ARCHBOLD - With paper clips, cotton swabs, pennies, puzzle pieces, baseball cards, balloons, buttons, and other count 'em items, first-grade students celebrated a much-awaited milestone - Hundredth's Day.
"I couldn't sleep last night. I was so excited about this," said A.J. Short as he finished his jewelry project - a sort of Breakfast at Tiffany's necklace featuring 50 Froot Loops and 50 Cheerios on a strand of yarn. "This is a good day. You get to do fun stuff. You learn things you don't know already."
Nearby, children hungrily eyed a table filled with 100 pieces of cheese, 100 pretzels, 100 pineapple pieces, and 100 paper plates.
Teachers, including Jessica Badenhop who sported 100 safety pins on her orange sweatshirt and Lou Ann Kleck who dotted her black shirt with 100 wiggly eyes, directed the daylong event last week. Held annually since 1993, it marks the first 100 days of school.
Because of snow days, Hundredth's Day was observed a few days early, but with a hall rental involved, it would have been difficult to switch dates, explained teacher Cindy Heckel.
A couple hundred inches away, Tahlor Clark, 6, exclaimed "Yes!" as she placed the special be-ribboned 100 box at the end of 99 numbered boxes that snaked across the floor at the Knights of Columbus hall. "I like 100 Day," she said. "because we've been doing a lot of 100 stuff to get ready."
Students in Miss Heckel's class, for instance, spend "morning math board" time where they practice skills with the calendar and clock. Here, students concentrated on 100 seconds of exercise; a story about 100 pancakes; 100-piece puzzles; cupcakes decorated with 100; a song about 100 days of school, and Hundredth Day T-shirts.

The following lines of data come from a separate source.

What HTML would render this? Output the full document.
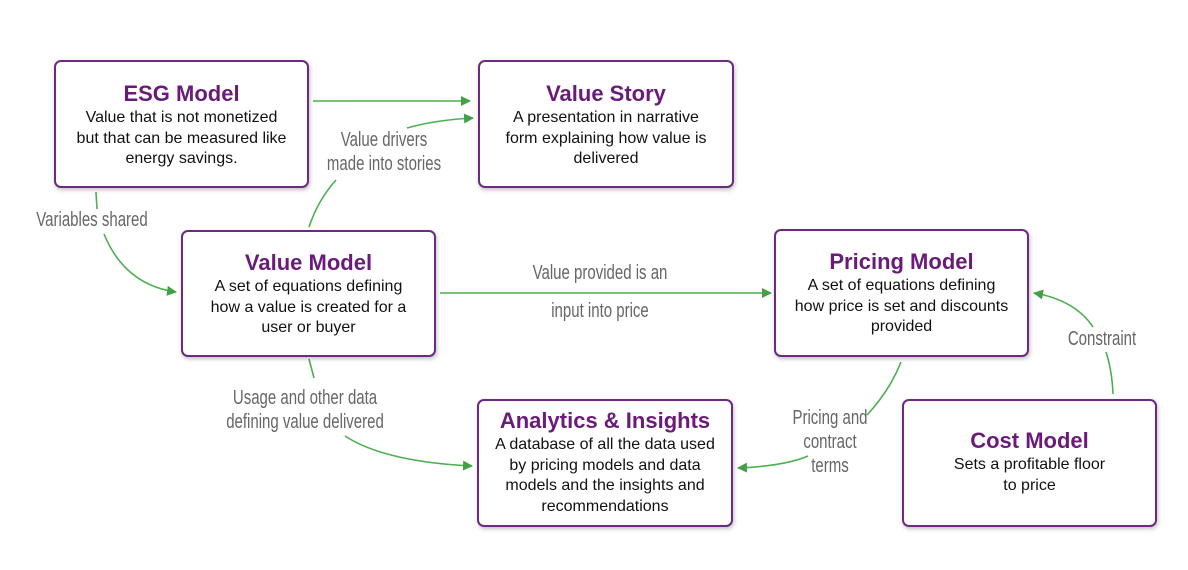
<!DOCTYPE html>
<html><head><meta charset="utf-8"><style>
body{margin:0;width:1188px;height:570px;background:#fff;position:relative;overflow:hidden;font-family:"Liberation Sans",sans-serif}
.b{position:absolute;box-sizing:border-box;border:2px solid #6c2a80;border-radius:7px;background:#fff;box-shadow:1px 2px 4px rgba(0,0,0,.25);text-align:center;color:#111;font-size:16px;line-height:20.5px}
.b h{display:block;color:#6a1b7a;font-weight:bold;font-size:22px;line-height:26px;margin-bottom:1px}
.l{position:absolute;color:#666;font-size:20px;line-height:24px;text-align:center;white-space:nowrap;transform:scaleX(.75);transform-origin:center}
svg{position:absolute;left:0;top:0}
</style></head><body>
<svg width="1188" height="570"><defs><marker id="a" markerWidth="10" markerHeight="10" refX="9" refY="5" orient="auto" markerUnits="userSpaceOnUse"><path d="M0,0L10,5L0,10z" fill="#43a047"/></marker></defs>
<g stroke="#4caf50" stroke-width="1.6" fill="none">
<path d="M313,101H470" marker-end="url(#a)"/>
<path d="M309,227Q318,200 336,180"/>
<path d="M407,128Q435,120 473,118" marker-end="url(#a)"/>
<path d="M96,192L97,209"/>
<path d="M104,234Q125,285 176,292" marker-end="url(#a)"/>
<path d="M440,293H771" marker-end="url(#a)"/>
<path d="M309,359L314,378"/>
<path d="M345,436Q385,462 472,466" marker-end="url(#a)"/>
<path d="M901,362Q890,390 867,415"/>
<path d="M808,456Q785,466 738,468" marker-end="url(#a)"/>
<path d="M1113,394Q1112,370 1106,352"/>
<path d="M1093,327Q1075,300 1034,293" marker-end="url(#a)"/>
</g></svg>
<div class="b" style="left:54px;top:60px;width:255px;height:128px;padding-top:19px"><h>ESG Model</h>Value that is not monetized<br>but that can be measured like<br>energy savings.</div>
<div class="b" style="left:478px;top:60px;width:256px;height:128px;padding-top:19px"><h>Value Story</h>A presentation in narrative<br>form explaining how value is<br>delivered</div>
<div class="b" style="left:181px;top:230px;width:255px;height:127px;padding-top:18px"><h>Value Model</h>A set of equations defining<br>how a value is created for a<br>user or buyer</div>
<div class="b" style="left:774px;top:229px;width:255px;height:128px;padding-top:18px"><h>Pricing Model</h>A set of equations defining<br>how price is set and discounts<br>provided</div>
<div class="b" style="left:477px;top:399px;width:256px;height:128px;padding-top:7px"><h>Analytics &amp; Insights</h>A database of all the data used<br>by pricing models and data<br>models and the insights and<br>recommendations</div>
<div class="b" style="left:902px;top:399px;width:255px;height:128px;padding-top:27px"><h>Cost Model</h>Sets a profitable floor<br>to price</div>
<div class="l" style="left:284px;top:128px;width:200px">Value drivers<br>made into stories</div>
<div class="l" style="left:-8px;top:208px;width:200px">Variables shared</div>
<div class="l" style="left:500px;top:261px;width:200px">Value provided is an</div>
<div class="l" style="left:500px;top:299px;width:200px">input into price</div>
<div class="l" style="left:185px;top:386px;width:240px">Usage and other data<br>defining value delivered</div>
<div class="l" style="left:770px;top:406px;width:120px">Pricing and<br>contract<br>terms</div>
<div class="l" style="left:1042px;top:327px;width:120px">Constraint</div>
</body></html>
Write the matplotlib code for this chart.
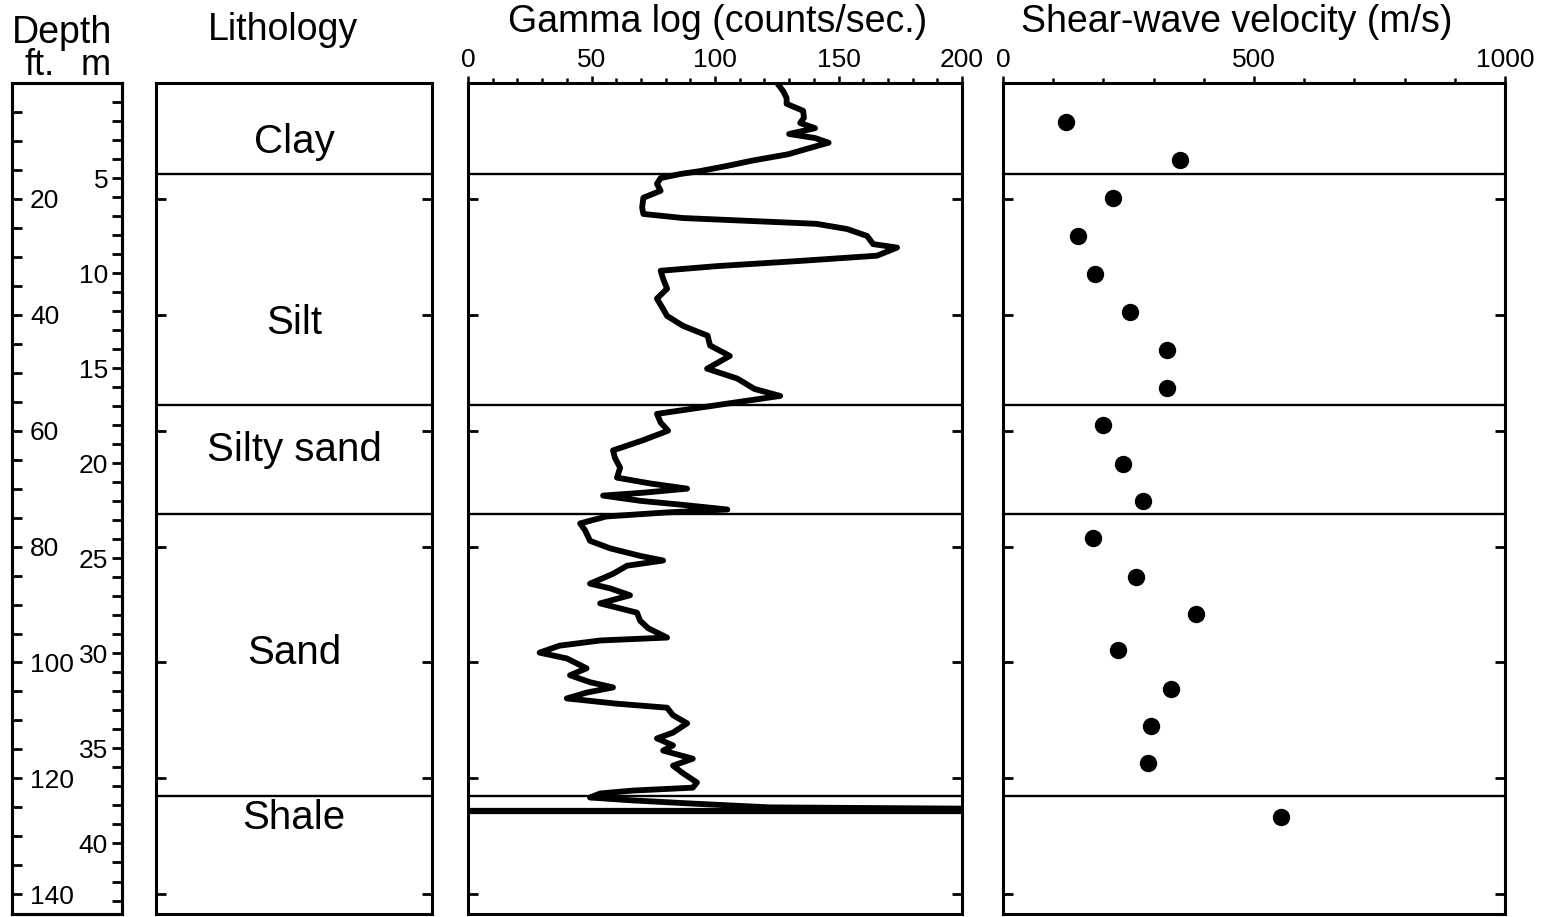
import numpy as np
import matplotlib.pyplot as plt

plt.rcParams['font.family'] = ['Liberation Sans', 'DejaVu Sans']

FT_PER_M = 3.2808
depth_max = 143.4   # ft, bottom of the section

# lithology column
layer_names = ['Clay', 'Silt', 'Silty sand', 'Sand', 'Shale']
layer_label_depth = [10.2, 41.4, 63.4, 98.3, 126.9]
layer_bounds = [15.7, 55.6, 74.3, 123.0]

# natural gamma log (depth in ft, counts/sec)
gamma_depth = [0.5, 1.4, 2.6, 3.6, 4.8, 6.0, 6.9, 7.8, 8.8, 9.5,
               10.3, 11.2, 12.3, 13.4, 14.3, 15.2, 15.7, 16.4, 17.4, 18.6,
               19.8, 21.5, 22.6, 23.3, 23.8, 24.3, 25.2, 26.4, 27.8, 28.4,
               29.8, 30.7, 31.6, 32.4, 33.8, 35.5, 37.2, 39.0, 40.2, 41.9,
               43.6, 45.3, 47.1, 49.3, 51.0, 52.8, 54.0, 55.2, 56.2, 57.1,
               58.6, 60.0, 61.7, 63.4, 64.7, 66.4, 68.1, 69.1, 70.0, 70.7,
               71.2, 72.1, 72.8, 73.6, 74.1, 74.8, 76.0, 77.2, 79.0, 80.3,
               81.6, 82.4, 83.3, 84.7, 86.4, 87.2, 88.4, 89.8, 91.4, 92.8,
               94.1, 95.7, 96.2, 97.1, 98.3, 99.3, 101.0, 102.2, 103.4, 104.3,
               105.2, 106.2, 107.1, 107.8, 109.1, 110.5, 112.1, 113.1, 114.3, 115.2,
               116.6, 117.8, 119.1, 120.7, 121.6, 122.1, 122.6, 123.3, 123.8, 124.3,
               125.0, 125.3]
gamma_counts = [126, 127.6, 129, 129, 135.7, 136, 134.5, 140.5, 130, 140.5,
                146, 138.5, 129.6, 115, 105, 94, 86, 78, 76.5, 78,
                71, 70.5, 71, 87, 114, 141, 153.5, 161.6, 164, 173.7,
                165.6, 134.5, 100.8, 78, 79, 80.6, 76.5, 79, 80.6, 87,
                97, 98, 106, 96.8, 109, 116, 126.4, 107, 91, 76.5,
                78, 81, 70.5, 58.7, 59.5, 61.6, 60.3, 73.7, 88.7, 71,
                54.7, 69.7, 87, 105, 80.6, 56, 45.4, 47.4, 49.4, 57.5,
                69.7, 79, 64.4, 58.7, 49.4, 57.5, 65.6, 53.5, 68.4, 69.7,
                73, 80.6, 53.5, 37, 29, 40, 48, 41.3, 49.4, 58.7,
                48, 40, 60, 80.6, 83, 88.7, 83, 76.5, 83, 79,
                91, 83, 87, 92.7, 91, 66.8, 53.5, 49.4, 66.8, 88.7,
                122, 230]
log_end_depth = 125.7

# downhole shear-wave velocity
vs_depth = [6.7, 13.3, 19.8, 26.4, 32.9, 39.5, 46.0, 52.6, 59.1, 65.7,
            72.1, 78.6, 85.2, 91.6, 97.9, 104.5, 110.9, 117.4, 126.6]
vs_velocity = [125, 353, 219, 149, 183, 253, 327, 327, 199, 239,
               279, 179, 265, 384, 229, 335, 295, 289, 554]

W, H = 1549, 917
fig = plt.figure(figsize=(W / 100, H / 100), dpi=100)


def panel(x0, x1, y0=83, y1=914):
    ax = fig.add_axes([x0 / W, 1 - y1 / H, (x1 - x0) / W, (y1 - y0) / H])
    ax.set_ylim(depth_max, 0)
    for s in ax.spines.values():
        s.set_linewidth(2.2)
    return ax


def side_ticks(ax):
    ax.set_yticks(np.arange(20, 141, 20))
    ax.tick_params(axis='y', direction='in', left=True, right=True,
                   length=7.5, width=2, labelleft=False)


def top_axis(ax, major, minor):
    ax.xaxis.tick_top()
    ax.set_xticks(major)
    ax.set_xticks(minor, minor=True)
    ax.tick_params(axis='x', which='major', direction='out', length=5, width=1.8,
                   labelsize=19, pad=3)
    ax.tick_params(axis='x', which='minor', direction='out', length=3.5, width=1.8)


# depth scale, feet on the left and metres on the right
ax_d = panel(12, 122)
ax_d.set_xticks([])
ax_d.set_yticks(np.arange(20, 141, 20))
ax_d.set_yticks(np.arange(0, 145, 5), minor=True)
ax_d.tick_params(axis='y', which='both', direction='in', length=7.5, width=2)
ax_d.tick_params(axis='y', which='major', labelsize=19, pad=-13)
for lbl in ax_d.get_yticklabels():
    lbl.set_horizontalalignment('left')

ax_m = ax_d.twinx()
ax_m.set_ylim(depth_max / FT_PER_M, 0)
ax_m.set_yticks(np.arange(5, 41, 5))
ax_m.set_yticks(np.arange(0, 44, 1), minor=True)
ax_m.tick_params(axis='y', which='both', direction='in', length=7.5, width=2)
ax_m.tick_params(axis='y', which='major', labelsize=19, pad=-10)
for lbl in ax_m.get_yticklabels():
    lbl.set_horizontalalignment('right')
for s in ax_m.spines.values():
    s.set_linewidth(2.2)

fig.text(62 / W, 1 - 43 / H, 'Depth', fontsize=27, ha='center', va='baseline')
fig.text(40 / W, 1 - 75 / H, 'ft.', fontsize=26, ha='center', va='baseline')
fig.text(96 / W, 1 - 75 / H, 'm', fontsize=26, ha='center', va='baseline')

# lithology column
ax_l = panel(156, 432)
ax_l.set_xlim(0, 1)
ax_l.set_xticks([])
side_ticks(ax_l)
for b in layer_bounds:
    ax_l.axhline(b, color='k', lw=1.7)
for name, d in zip(layer_names, layer_label_depth):
    ax_l.text(0.5, d, name, fontsize=29, ha='center', va='center')
fig.text(283 / W, 1 - 40 / H, 'Lithology', fontsize=27, ha='center', va='baseline')

# gamma log
ax_g = panel(468, 962)
ax_g.set_xlim(0, 200)
top_axis(ax_g, np.arange(0, 201, 50), np.arange(0, 201, 10))
side_ticks(ax_g)
for b in layer_bounds:
    ax_g.axhline(b, color='k', lw=1.7)
ax_g.plot(gamma_counts, gamma_depth, color='k', lw=4.2, solid_joinstyle='round')
ax_g.axhline(log_end_depth, color='k', lw=4.5)
fig.text(718 / W, 1 - 32 / H, 'Gamma log (counts/sec.)', fontsize=27,
         ha='center', va='baseline')

# shear-wave velocity
ax_v = panel(1003, 1505)
ax_v.set_xlim(0, 1000)
top_axis(ax_v, [0, 500, 1000], np.arange(0, 1001, 100))
side_ticks(ax_v)
for b in layer_bounds:
    ax_v.axhline(b, color='k', lw=1.7)
ax_v.plot(vs_velocity, vs_depth, 'o', color='k', ms=11.5)
fig.text(1237 / W, 1 - 32 / H, 'Shear-wave velocity (m/s)', fontsize=27,
         ha='center', va='baseline')

fig.savefig('out.png', dpi=100)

As first-grade student Shelby Cline lined up paper clips along a 100-inch long rope, she excitedly announced her progress. "We're almost there!" Finished, she scooted her finger across the wooden floor, counting and double checking her work.
"Everything is hands-on," said Mrs. Kleck, noting that the activities relate to the Archbold Area Schools' curriculum as well as to various state-mandated tests. Not only were the activities hands-on, but multi-sensory, too, she said. "They see it, hear it, touch it, talk about it."
Wearing a colorful handmade necklace with 100 beads, Colleen Kelly, who taught for 35 years before retiring, volunteered to help. "They are doing math all day long, and they are having so much fun doing it."
Throughout the day students counted down the minutes until they could enter the Collections Room where, behind closed doors, they revealed their secret stash of 100 items. During one session, students predicted who had the longest and shortest collections. Then they scooched across the floor, methodically putting marshmallows, pop can tabs, candy hearts, Tootsie rolls, paper letters, pennies, and balloons end to end.
The longest collection? Elijah Robison's drinking straws. The shortest? Teensy macaroni shells brought in by Viviana Garcia.